--- Task ---
Transcribe the lines below verbatim, skipping the images.

--- Data ---
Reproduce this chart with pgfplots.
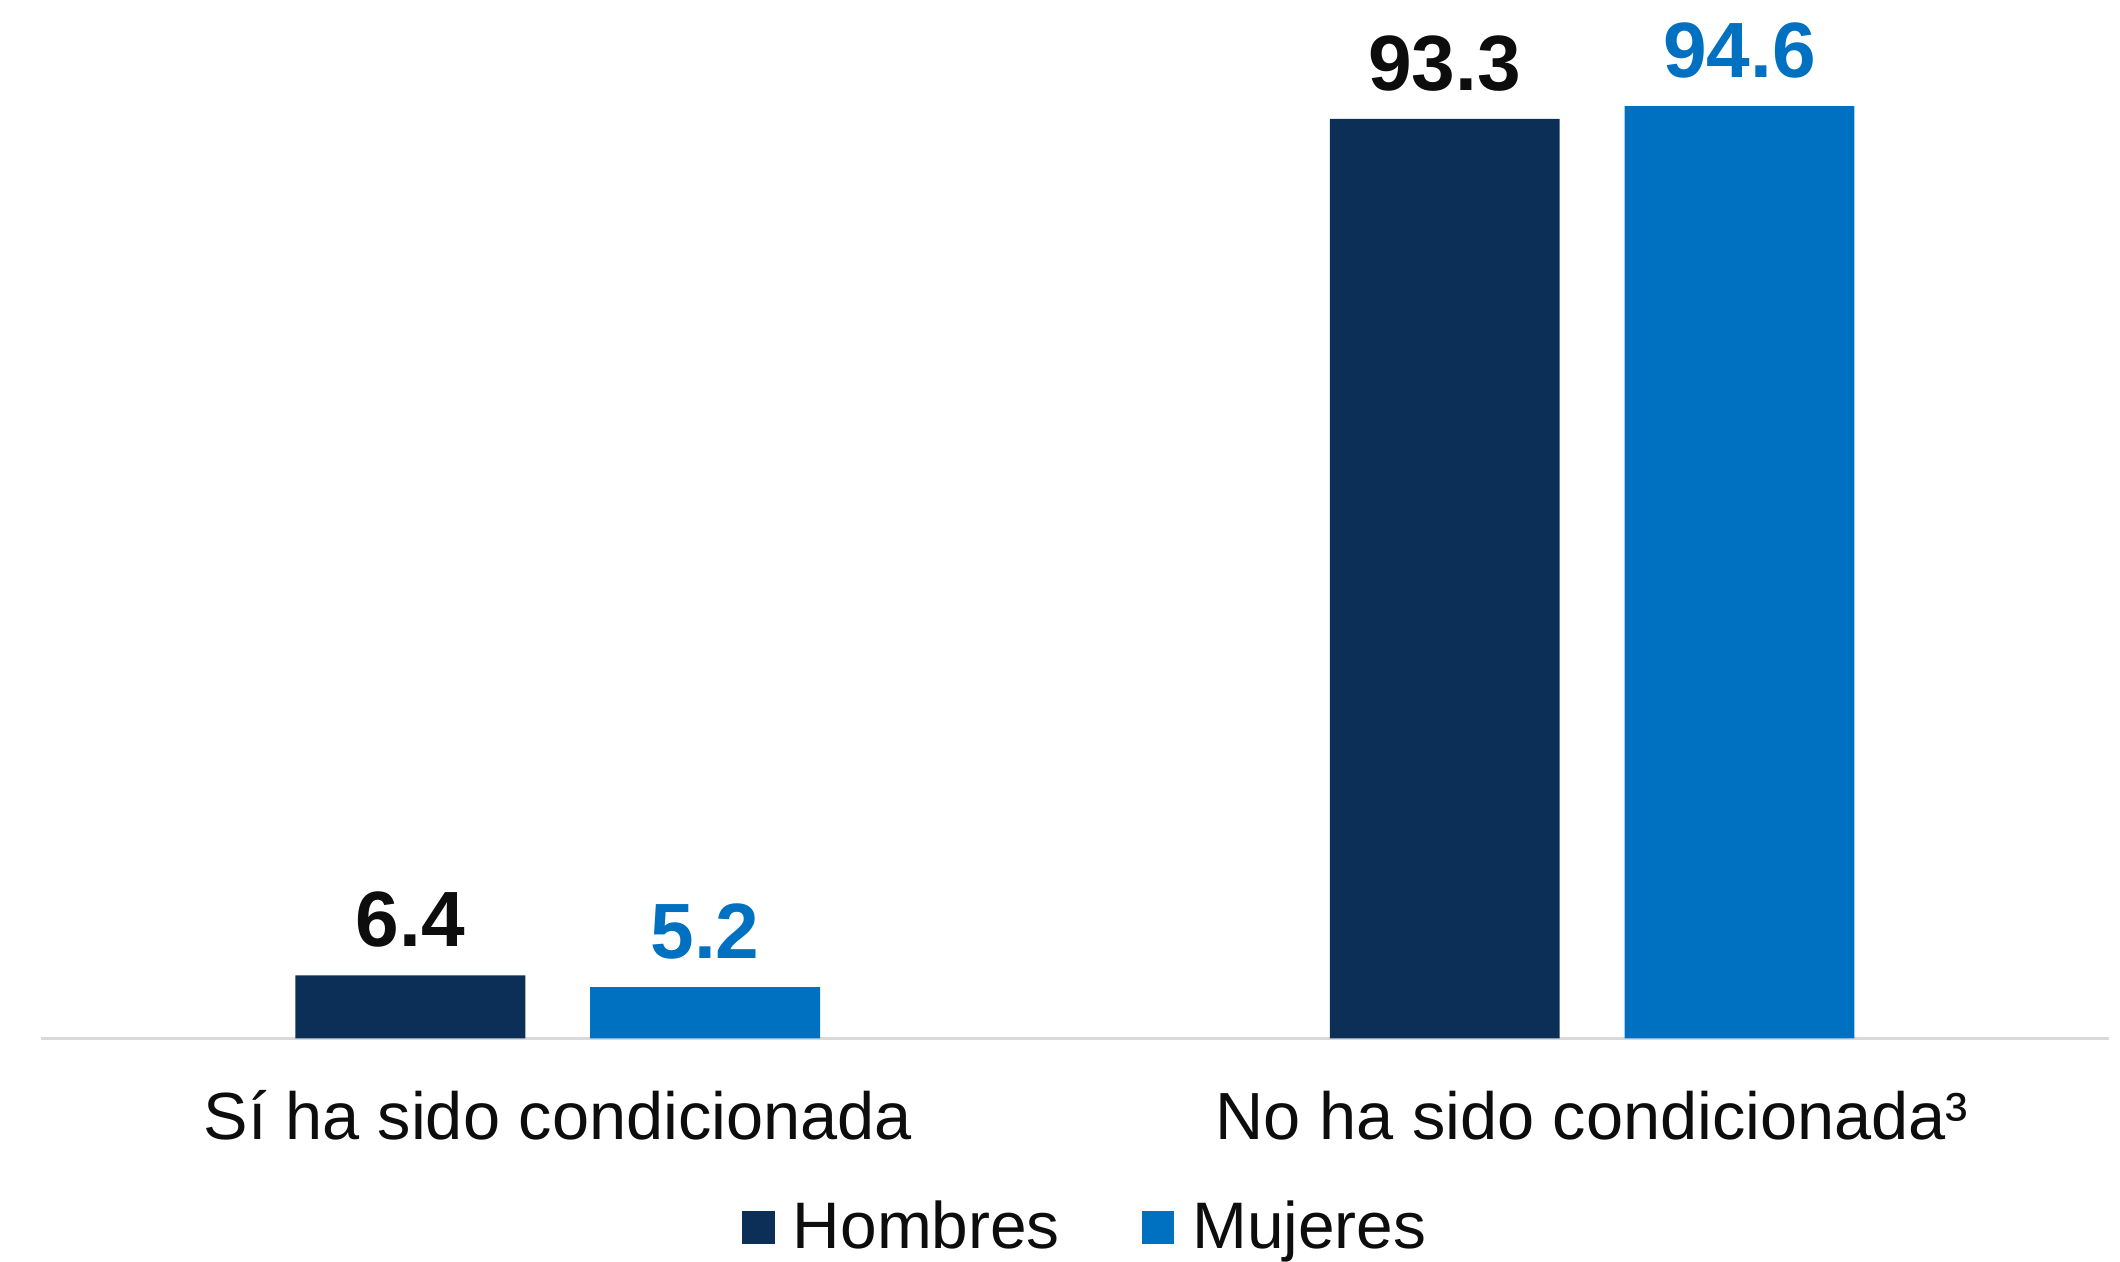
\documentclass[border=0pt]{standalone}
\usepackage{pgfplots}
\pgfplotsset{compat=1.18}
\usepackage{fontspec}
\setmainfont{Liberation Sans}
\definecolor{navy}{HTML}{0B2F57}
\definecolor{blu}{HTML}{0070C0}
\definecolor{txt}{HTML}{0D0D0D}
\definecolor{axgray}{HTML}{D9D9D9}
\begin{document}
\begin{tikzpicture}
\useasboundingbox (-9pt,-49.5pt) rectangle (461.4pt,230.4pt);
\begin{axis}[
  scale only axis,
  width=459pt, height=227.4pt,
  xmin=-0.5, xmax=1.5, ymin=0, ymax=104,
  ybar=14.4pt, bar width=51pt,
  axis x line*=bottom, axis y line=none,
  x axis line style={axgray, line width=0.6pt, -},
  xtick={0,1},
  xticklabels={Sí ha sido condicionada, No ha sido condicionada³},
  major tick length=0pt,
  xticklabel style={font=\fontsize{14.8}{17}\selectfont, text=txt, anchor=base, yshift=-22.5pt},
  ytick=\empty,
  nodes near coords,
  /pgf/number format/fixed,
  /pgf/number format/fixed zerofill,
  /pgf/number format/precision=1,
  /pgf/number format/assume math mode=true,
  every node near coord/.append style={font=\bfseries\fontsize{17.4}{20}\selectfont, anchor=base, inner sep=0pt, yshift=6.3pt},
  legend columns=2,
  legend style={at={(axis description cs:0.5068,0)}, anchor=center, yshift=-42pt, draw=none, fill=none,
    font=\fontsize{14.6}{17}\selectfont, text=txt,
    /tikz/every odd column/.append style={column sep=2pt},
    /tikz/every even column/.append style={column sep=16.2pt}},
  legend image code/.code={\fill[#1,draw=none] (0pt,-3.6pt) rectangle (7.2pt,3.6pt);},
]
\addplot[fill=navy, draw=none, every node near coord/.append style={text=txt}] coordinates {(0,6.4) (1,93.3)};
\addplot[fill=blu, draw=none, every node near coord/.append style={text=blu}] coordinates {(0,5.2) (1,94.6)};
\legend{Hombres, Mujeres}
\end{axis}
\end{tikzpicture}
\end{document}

--- Problem solution ---
Reproduce this chart with pgfplots.
\documentclass[border=0pt]{standalone}
\usepackage{pgfplots}
\pgfplotsset{compat=1.18}
\usepackage{fontspec}
\setmainfont{Liberation Sans}
\definecolor{navy}{HTML}{0B2F57}
\definecolor{blu}{HTML}{0070C0}
\definecolor{txt}{HTML}{0D0D0D}
\definecolor{axgray}{HTML}{D9D9D9}
\begin{document}
\begin{tikzpicture}
\useasboundingbox (-9pt,-49.5pt) rectangle (461.4pt,230.4pt);
\begin{axis}[
  scale only axis,
  width=459pt, height=227.4pt,
  xmin=-0.5, xmax=1.5, ymin=0, ymax=104,
  ybar=14.4pt, bar width=51pt,
  axis x line*=bottom, axis y line=none,
  x axis line style={axgray, line width=0.6pt, -},
  xtick={0,1},
  xticklabels={Sí ha sido condicionada, No ha sido condicionada³},
  major tick length=0pt,
  xticklabel style={font=\fontsize{14.8}{17}\selectfont, text=txt, anchor=base, yshift=-22.5pt},
  ytick=\empty,
  nodes near coords,
  /pgf/number format/fixed,
  /pgf/number format/fixed zerofill,
  /pgf/number format/precision=1,
  /pgf/number format/assume math mode=true,
  every node near coord/.append style={font=\bfseries\fontsize{17.4}{20}\selectfont, anchor=base, inner sep=0pt, yshift=6.3pt},
  legend columns=2,
  legend style={at={(axis description cs:0.5068,0)}, anchor=center, yshift=-42pt, draw=none, fill=none,
    font=\fontsize{14.6}{17}\selectfont, text=txt,
    /tikz/every odd column/.append style={column sep=2pt},
    /tikz/every even column/.append style={column sep=16.2pt}},
  legend image code/.code={\fill[#1,draw=none] (0pt,-3.6pt) rectangle (7.2pt,3.6pt);},
]
\addplot[fill=navy, draw=none, every node near coord/.append style={text=txt}] coordinates {(0,6.4) (1,93.3)};
\addplot[fill=blu, draw=none, every node near coord/.append style={text=blu}] coordinates {(0,5.2) (1,94.6)};
\legend{Hombres, Mujeres}
\end{axis}
\end{tikzpicture}
\end{document}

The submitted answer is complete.